Multinational corporations can create structures consisting of different legal entities incorporated in different countries with different taxation rates and rules. The same multinationals can move taxable activities from one jurisdiction to another.
This scenario determines three main risks:
As a consequence of multinationals exploiting these opportunities, governments lose revenue and the capability to deliver services. Citizens would have to accept the lower standards, or would have to pay those taxes multinationals avoid. Frustration and lower compliance among taxpayers would be another consequence.
2. Distortion of competition
Companies who operate within their domestic market, would not have access to the same non-taxation opportunities.
3. Distortion of investment decisions
Businesses would make decisions according to taxation considerations rather than genuine business criteria.
I would like to raise two further questions first, and then attempt a different interpretation of the BEPS scenario.
1. To what extent should countries impose taxes, and be in charge of providing services to their citizens and businesses?
This question is old, and has received many answers. Some countries have been in favor of a heavy public presence in the economy combined with high taxation.
Other countries support a lower level of public expenditure, combined with lower taxation.
Different countries may choose one direction or the other, depending on multiple factors. Each country is sovereign and free to make their choice.
2. Is it true that business competition is distorted?
It can be agreed that multinationals have better ways to take advantage of BEPS opportunities. However, nowadays, the same opportunities are also available to small businesses. Small businesses, while respecting the local laws (e.g. CFC rules) can use legal entities in different countries. Their owners could choose to relocate.
Furthermore, small businesses can increasingly adopt similar business models that are available to the multinationals and were not available for anyone 10 or 15 years ago.
In reality, the competitive advantages that MNEs do enjoy, are more the outcome to size and scale, rather than better taxation opportunities.
The current way the BEPS scenario is framed, sets two opposing sides in the playing field.
On one side are governments, their citizens, and small businesses.
On the other side are MNEs who exploit the system, and the countries labeled as Tax Havens by OECD countries.
Nevertheless, the scenario appears more complex.
Some OECD countries, despite sharing the BEPS initiative, keep producing legislation to improve their own attractiveness taxation-wise. Some of them are Tax Havens in their own right.
Citizens do not, or may not, want to depend on their government for their needs. They could possibly develop an entrepreneurial spirit, and use the same opportunities multinational use to be more competitive with their businesses.

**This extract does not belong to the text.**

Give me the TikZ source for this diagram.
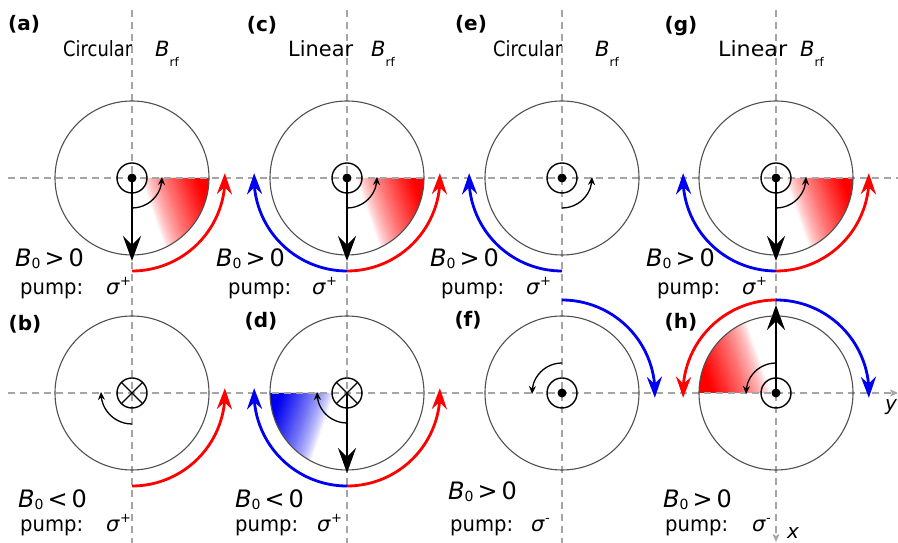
\documentclass[tikz,border=0pt]{standalone}
\usepackage{fontspec}
\setmainfont{DejaVu Sans}
\usepackage{graphicx}
\usetikzlibrary{arrows.meta,bending}

\definecolor{dashgray}{RGB}{165,165,165}
\definecolor{rimgray}{RGB}{80,80,80}
\definecolor{myred}{RGB}{255,0,0}
\definecolor{myblue}{RGB}{0,0,240}

\tikzset{
  axisline/.style={dashgray, line width=1.3pt, dash pattern=on 7pt off 5pt},
  axisarrow/.style={axisline, -{Stealth[length=8pt,width=7pt,inset=2pt]}},
  rim/.style={rimgray, line width=1.1pt},
  ring/.style={black, line width=1.4pt},
  bigarrow/.style={line width=2.7pt, -{Stealth[length=25pt,width=18pt,inset=9pt]}},
  smallarc/.style={line width=1.3pt, -{Stealth[length=8pt,width=7pt,inset=2.5pt]}},
  redarc/.style={myred, line width=2.8pt, -{Stealth[length=21pt,width=15pt,inset=7pt]}},
  bluearc/.style={myblue, line width=2.8pt, -{Stealth[length=21pt,width=15pt,inset=7pt]}},
  lbl/.style={font=\fontsize{20}{24}\selectfont\bfseries, inner sep=0pt},
  ttl/.style={font=\fontsize{21}{25}\selectfont, inner sep=0pt, anchor=base west},
  bz/.style={font=\fontsize{24}{28}\selectfont, inner sep=0pt, anchor=base west},
  pmp/.style={font=\fontsize{21}{25}\selectfont, inner sep=0pt, anchor=base west},
  axl/.style={font=\fontsize{20}{24}\selectfont\itshape, inner sep=0pt, anchor=base west},
}

% #1 centre, #2/#3 sector angles, #4 gradient direction, #5 colour, #6 start (white), #7 end (full colour)
\newcommand{\gradsec}[7]{%
  \begin{scope}
    \clip (#1) -- ++(#2:77pt) arc[start angle=#2, end angle=#3, radius=77pt] -- cycle;
    \begin{scope}[shift={(#1)}, rotate=#4]
      \foreach \i in {0,...,29}{
        \pgfmathsetmacro{\gA}{#6+\i*(#7-#6)/30}
        \pgfmathsetmacro{\gB}{\gA+(#7-#6)/30+0.7}
        \pgfmathtruncatemacro{\gC}{100*((\i+0.5)/30)^0.7}
        \fill[#5!\gC!white] (\gA,-120) rectangle (\gB,120);
      }
      \fill[#5] (#7,-120) rectangle (130,120);
    \end{scope}
  \end{scope}}

\newcommand{\Brf}{\textit{B}\raisebox{-9.5pt}{\fontsize{12}{12}\selectfont rf}}
\newcommand{\Bzero}[1]{\textit{B}\raisebox{-1.5pt}{\fontsize{14}{14}\selectfont 0}\hspace{4pt}#1\hspace{4pt}0}
\newcommand{\sig}[1]{\textit{σ}\raisebox{9pt}{\fontsize{13}{13}\selectfont #1}}

\begin{document}
\begin{tikzpicture}[x=1pt,y=1pt]
\useasboundingbox (0,0) rectangle (898,543);
\fill[white] (0,0) rectangle (898,543);

% centres
\coordinate (ca) at (132,365);
\coordinate (cb) at (132,150);
\coordinate (cc) at (347,365);
\coordinate (cd) at (347,150);
\coordinate (ce) at (562,365);
\coordinate (cf) at (562,150);
\coordinate (cg) at (776,365);
\coordinate (ch) at (776,150);

% shaded sectors
\gradsec{ca}{0}{-90}{19}{myred}{9}{62}
\gradsec{cc}{0}{-90}{19}{myred}{9}{62}
\gradsec{cg}{0}{-90}{19}{myred}{9}{62}
\gradsec{cd}{180}{270}{161}{myblue}{12}{62}
\gradsec{ch}{180}{90}{199}{myred}{5}{60}

% dashed axes
\coordinate (hT0) at (8,365);  \coordinate (hT1) at (898,365);
\coordinate (hB0) at (8,150);  \coordinate (hB1) at (898,150);
\draw[axisline] (hT0) -- (hT1);
\draw[axisarrow] (hB0) -- (hB1);
\coordinate (v10) at (132,533); \coordinate (v11) at (132,0);
\coordinate (v20) at (347,533); \coordinate (v21) at (347,0);
\coordinate (v30) at (562,533); \coordinate (v31) at (562,0);
\coordinate (v40) at (776,533); \coordinate (v41) at (776,1);
\draw[axisline] (v10) -- (v11);
\draw[axisline] (v20) -- (v21);
\draw[axisline] (v30) -- (v31);
\draw[axisarrow] (v40) -- (v41);

% big circles
\foreach \c in {ca,cb,cc,cd,ce,cf,cg,ch}{
  \draw[rim] (\c) circle[radius=77pt];
}

% coloured arcs
\draw[redarc]  (ca) ++(-90:93pt) arc[start angle=-90, end angle=3, radius=93pt];
\draw[redarc]  (cb) ++(-90:93pt) arc[start angle=-90, end angle=3, radius=93pt];
\draw[redarc]  (cc) ++(-90:93pt) arc[start angle=-90, end angle=3, radius=93pt];
\draw[bluearc] (cc) ++(-90:93pt) arc[start angle=-90, end angle=-183, radius=93pt];
\draw[redarc]  (cd) ++(-90:93pt) arc[start angle=-90, end angle=3, radius=93pt];
\draw[bluearc] (cd) ++(-90:93pt) arc[start angle=-90, end angle=-183, radius=93pt];
\draw[bluearc] (ce) ++(-90:93pt) arc[start angle=-90, end angle=-183, radius=93pt];
\draw[bluearc] (cf) ++(90:93pt) arc[start angle=90, end angle=-3, radius=93pt];
\draw[redarc]  (cg) ++(-90:93pt) arc[start angle=-90, end angle=3, radius=93pt];
\draw[bluearc] (cg) ++(-90:93pt) arc[start angle=-90, end angle=-183, radius=93pt];
\draw[redarc]  (ch) ++(90:93pt) arc[start angle=90, end angle=183, radius=93pt];
\draw[bluearc] (ch) ++(90:93pt) arc[start angle=90, end angle=-3, radius=93pt];

% small rotation arcs
\draw[smallarc] (ca) ++(-90:30pt) arc[start angle=-90, end angle=2, radius=30pt];
\draw[smallarc] (cc) ++(-90:30pt) arc[start angle=-90, end angle=2, radius=30pt];
\draw[smallarc] (ce) ++(-90:30pt) arc[start angle=-90, end angle=2, radius=30pt];
\draw[smallarc] (cg) ++(-90:30pt) arc[start angle=-90, end angle=2, radius=30pt];
\draw[smallarc] (cb) ++(-90:31pt) arc[start angle=-90, end angle=-182, radius=31pt];
\draw[smallarc] (cd) ++(-90:30pt) arc[start angle=-90, end angle=-182, radius=30pt];
\draw[smallarc] (cf) ++(90:30pt) arc[start angle=90, end angle=182, radius=30pt];
\draw[smallarc] (ch) ++(90:30pt) arc[start angle=90, end angle=182, radius=30pt];

% B0 symbols: dot (out of page) and cross (into page)
\foreach \c in {ca,cc,ce,cf,cg,ch}{
  \draw[ring] (\c) circle[radius=15pt];
  \fill (\c) circle[radius=4.5pt];
}
\foreach \c in {cb,cd}{
  \draw[ring] (\c) circle[radius=15pt];
  \draw[line width=1.2pt] (\c) ++(45:15pt) -- ++(225:30pt);
  \draw[line width=1.2pt] (\c) ++(135:15pt) -- ++(-45:30pt);
}

% big arrows
\draw[bigarrow] (ca) -- ++(0,-83pt);
\draw[bigarrow] (cc) -- ++(0,-83pt);
\draw[bigarrow] (cg) -- ++(0,-83pt);
\draw[bigarrow] (cd) -- ++(0,-80pt);
\draw[bigarrow] (ch) -- ++(0,88pt);

% panel labels
\node[lbl] (la) at (24,519) {(a)};
\node[lbl] (lb) at (25,219) {(b)};
\node[lbl] (lc) at (262,518) {(c)};
\node[lbl] (ld) at (261,222) {(d)};
\node[lbl] (le) at (471,519) {(e)};
\node[lbl] (lf) at (468,223) {(f)};
\node[lbl] (lg) at (681,517) {(g)};
\node[lbl] (lh) at (681,221) {(h)};

% titles
\node[ttl] (ta)  at (63,486)  {\resizebox{69pt}{\height}{Circular}};
\node[ttl] (tab) at (155,486) {\Brf};
\node[ttl] (tc)  at (288,486) {\resizebox{65pt}{\height}{Linear}};
\node[ttl] (tcb) at (371,486) {\Brf};
\node[ttl] (te)  at (493,486) {\resizebox{69pt}{\height}{Circular}};
\node[ttl] (teb) at (595,486) {\Brf};
\node[ttl] (tg)  at (718,486) {\resizebox{69pt}{\height}{Linear}};
\node[ttl] (tgb) at (800,486) {\Brf};

% B0 conditions
\node[bz] (ba) at (15,276)  {\Bzero{>}};
\node[bz] (bc) at (216,276) {\Bzero{>}};
\node[bz] (be) at (430,276) {\Bzero{>}};
\node[bz] (bg) at (646,276) {\Bzero{>}};
\node[bz] (bb) at (18,35)   {\Bzero{<}};
\node[bz] (bd) at (235,35)  {\Bzero{<}};
\node[bz] (bf) at (448,43)  {\Bzero{>}};
\node[bz] (bh) at (663,35)  {\Bzero{>}};

% pump lines
\node[pmp] (pa)  at (20,248)  {\resizebox{63pt}{\height}{pump:}};
\node[pmp] (pas) at (106,248) {\sig{+}};
\node[pmp] (pc)  at (228,248) {\resizebox{63pt}{\height}{pump:}};
\node[pmp] (pcs) at (312,248) {\sig{+}};
\node[pmp] (pe)  at (441,248) {\resizebox{63pt}{\height}{pump:}};
\node[pmp] (pes) at (526,248) {\sig{+}};
\node[pmp] (pg)  at (657,248) {\resizebox{63pt}{\height}{pump:}};
\node[pmp] (pgs) at (742,248) {\sig{+}};
\node[pmp] (pb)  at (20,11)   {\resizebox{63pt}{\height}{pump:}};
\node[pmp] (pbs) at (106,11)  {\sig{+}};
\node[pmp] (pd)  at (235,11)  {\resizebox{63pt}{\height}{pump:}};
\node[pmp] (pds) at (317,11)  {\sig{+}};
\node[pmp] (pf)  at (450,11)  {\resizebox{63pt}{\height}{pump:}};
\node[pmp] (pfs) at (531,11)  {\sig{-}};
\node[pmp] (ph)  at (665,11)  {\resizebox{63pt}{\height}{pump:}};
\node[pmp] (phs) at (752,11)  {\sig{-}};

% axis labels
\node[axl] (yl) at (885,132) {y};
\node[axl] (xl) at (787,4) {x};
\end{tikzpicture}
\end{document}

Clever small business owners could adopt internationalization strategies that support a greater competitive advantage in a way similar to what the multinationals do.
The quality with which governments make use of the taxpayer money varies. In some cases, real or perceived corruption, produces distortions that are much more significant than those produced by the BEPS phenomenon.
Countries who do not belong to OECD, often smaller and less powerful, are (or should be) free to legislate and express their sovereignty. Since they suffer ongoing threats of being included in one or the other black list, it is clear that their views differ from those of the main OECD countries. And these are not coherent among themselves either.
Deveraux and Vella state that the current BEPS Initiative addresses the BEPS problem within the current taxation framework, and as a consequence it does not provide solutions.
I would go even further and take two steps back.
1. Which is the problem? And who has stakes into the problem?
2. Who should take part in the debate that frames the problem and its solutions?
A solution to the BEPS problem, or better, a different taxation framework designed to overcome the problem, as invoked by Deveraux and Vella, will benefit from a coordinated effort involving all the interested stakeholders. Involving all of the stakeholders appears to be fair, and it is also a guarantee for a more stable outcome that relies on stronger support.
The entities taking part in this effort should not be limited to the most powerful OECD countries.
They should include governments (not only OECD countries), each with equal rights, a representation of smaller businesses, and citizens, and the multinationals.
Such coordinated effort should aim to a more articulated and solid definition of the problem, and it should design coherent solutions.